What to Do With Beauty and Gratitude

I go back on occasion to The Stories of John Cheever and am never disappointed. I know he is supposed to be a minor writer, but the stories, and the novels such as Falconer and the two Wapshot books, tell us things about post-World War II America that almost nobody else tells as well. Cheever’s own life was in many ways a wreck; there were multiple collisions with lechery, alcoholism, and deep funks. But I once read an interview in which he was asked why he went to church. He answered, as best I recall, “I go for the Eucharist. If I didn’t, I wouldn’t know what to do with my gratitude.”

That answer came to mind again as I read an interview with Makoto Fujimura, an artist whom I recently met. He lives with his family over in the TriBeCa district of Manhattan, where he also has his studio. His paintings are awe-full. Highly abstract, to be sure, but visibly tethered to points of reality in a way that makes them, if not representative, certainly not self-indulgent to the point of narcissism, which is the manner of so much contemporary art. (You can get some sense of what I mean by checking him out on the Internet.)

Fujimura is part of a small group of Christian artists in New York who are leading something like a renaissance in work of spiritual consequence. As with Fujimura, some of them have been inspired and sustained by the remarkable community that is the Church of the Redeemer, led by the Rev. Tim Keller. Presbyterian in orientation, Redeemer meets in midtown, with subgroups elsewhere in the city, and has a well-deserved reputation for reaching young New York achievers with the gospel of Jesus Christ. More on that some other time. Here is part of the interview I mentioned. Fujimura is asked why, by the use of layers of silver and gold foil, his pictures have built into them a process of change. What is the significance of that? He answers:

It is a very Japanese way of thinking. Rather than trying to make something permanent, they appreciate what has aged. Once you accept the fact that things are not permanent, you approach the ephemeral with a renewed perspective. You can see the permanent and the ephemeral as parallel tracks and can find value in something that is aged, rusting, or decaying . . . Japanese artists have always considered silver, for example, to symbolize our lives and death because it oxidizes over time and tarnishes. Painters deliberately use this oxidizing process to symbolize time itself. The paintings are made so that, as the silver tarnishes, certain aspects of expression are revealed that would not originally have been seen. In the recent Koetsu [a sixteenth century artist] in Philadelphia, many of his paintings were heavily tarnished, but they had this incredible glow to them. He was certainly aware of what was going to happen to those paintings, and here we are four hundred years later looking at works that will continue to evolve over time.


And here is the part of the Fujimura interview that put me in mind of John Cheever’s reflection:

I came to a point where I couldn’t justify what I did, although I knew that it fit who I was as a person and the expression I was longing for.
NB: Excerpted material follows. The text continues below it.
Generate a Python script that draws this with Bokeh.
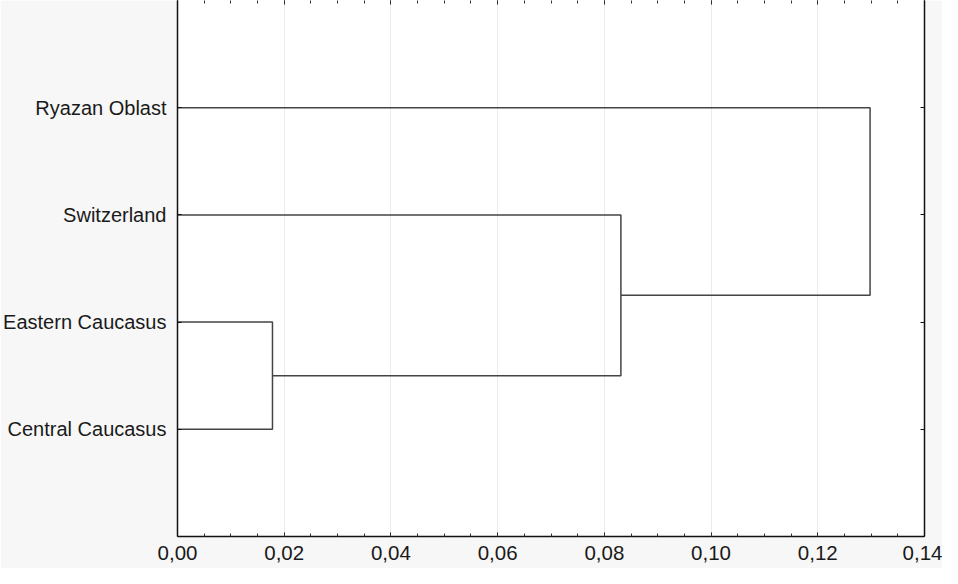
from bokeh.plotting import figure
from bokeh.models import (Range1d, LinearAxis, FixedTicker, SingleIntervalTicker,
                          CustomJSTickFormatter, CustomLabelingPolicy, Grid)
from bokeh.embed import file_html
from bokeh.resources import INLINE

# ---- data ----
leaves = ["Central Caucasus", "Eastern Caucasus", "Switzerland", "Ryazan Oblast"]  # bottom -> top
# merges: (left member, right member, linkage distance); members are leaf names or merge indices
merges = [
    ("Central Caucasus", "Eastern Caucasus", 0.0178),
    (0, "Switzerland", 0.0831),
    (1, "Ryazan Oblast", 0.1298),
]
x_max = 0.14

# ---- build dendrogram segments from the merges ----
node_pos = {name: (0.0, i + 1) for i, name in enumerate(leaves)}
xs, ys = [], []
for k, (a, b, h) in enumerate(merges):
    xa, ya = node_pos[a]
    xb, yb = node_pos[b]
    xs.append([xa, h, h, xb])
    ys.append([ya, ya, yb, yb])
    node_pos[k] = (h, (ya + yb) / 2)

FONT = "Liberation Sans"
p = figure(width=942, height=568, output_backend="svg", toolbar_location=None,
           x_range=Range1d(0, x_max), y_range=Range1d(0, len(leaves) + 1),
           x_axis_location=None, y_axis_location=None,
           min_border_left=174, min_border_right=18, min_border_top=0, min_border_bottom=32)
p.border_fill_color = "#f7f7f7"
p.background_fill_color = "white"
p.outline_line_color = None

p.xgrid.visible = False
p.ygrid.visible = False

ytick = FixedTicker(ticks=list(range(1, len(leaves) + 1)), minor_ticks=[])
xtick = SingleIntervalTicker(interval=0.02, num_minor_ticks=4)
xfmt = CustomJSTickFormatter(code="return tick.toFixed(2).replace('.', ',');")
no_labels = CustomLabelingPolicy(code="""
for (let i = 0; i < indices.size; i++) { indices.unset(i); }
return indices;
""")

g = Grid(dimension=0, ticker=xtick, grid_line_color="#ebebeb", grid_line_width=1)
p.add_layout(g)

p.multi_line(xs=xs, ys=ys, line_color="#444444", line_width=1.5)

def style(ax):
    ax.axis_line_color = "#111111"
    ax.axis_line_width = 1.5
    ax.major_tick_in = 4
    ax.major_tick_out = 0
    ax.minor_tick_in = 3
    ax.minor_tick_out = 0
    ax.major_tick_line_color = "#111111"
    ax.minor_tick_line_color = "#333333"
    ax.major_label_text_font = FONT
    ax.major_label_text_font_size = "20px"
    ax.major_label_text_color = "#1a1a1a"

def hide_labels(ax):
    ax.major_label_policy = no_labels
    ax.major_label_text_font_size = "0px"
    ax.major_label_standoff = 0

left = LinearAxis(ticker=ytick, major_label_overrides={i + 1: n for i, n in enumerate(leaves)})
style(left)
left.major_label_standoff = 11
p.add_layout(left, "left")

right = LinearAxis(ticker=ytick)
style(right)
hide_labels(right)
p.add_layout(right, "right")

bottom = LinearAxis(ticker=xtick, formatter=xfmt)
style(bottom)
bottom.major_label_text_font_size = "20.5px"
bottom.major_label_standoff = 9
p.add_layout(bottom, "below")

top = LinearAxis(ticker=xtick)
style(top)
hide_labels(top)
top.axis_line_color = None
p.add_layout(top, "above")

open("out.html", "w").write(file_html(p, INLINE))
Yet when it came down to looking at this sublime grace that was flowing out of my own hands, I didn’t know how to justify it. The more I thought about it, the more depressing it became. I knew that when I was making art it was very rich, very real, very refined, and very beautiful. Yet I could not accept that beauty for myself. I knew that inside my heart there was no place to put that kind of beauty. And the more I painted, the more I realized that this schism between what was going on in my heart and what I was able to paint was growing larger. When I finally embraced the faith that there was this presence, this Creator behind the creation, then I had a way to accept this beauty, because I had been accepted by someone even more sublime. There was a purpose behind everything; Christ came two thousand years ago and lived in Palestine. He walked among us; he felt the same dirt we feel today and that to me was an amazing realization. If this beauty had a home then I could accept it for myself as small and frail as I am, because of the work that Christ himself poured out for me. But without him, it was impossible.


I read the other day yet another theologian explaining that people today can make no sense of the Church’s language about being justified. To be justified means, among many other things, the discovery that beauty and gratitude, and gratitude for beauty, have a home.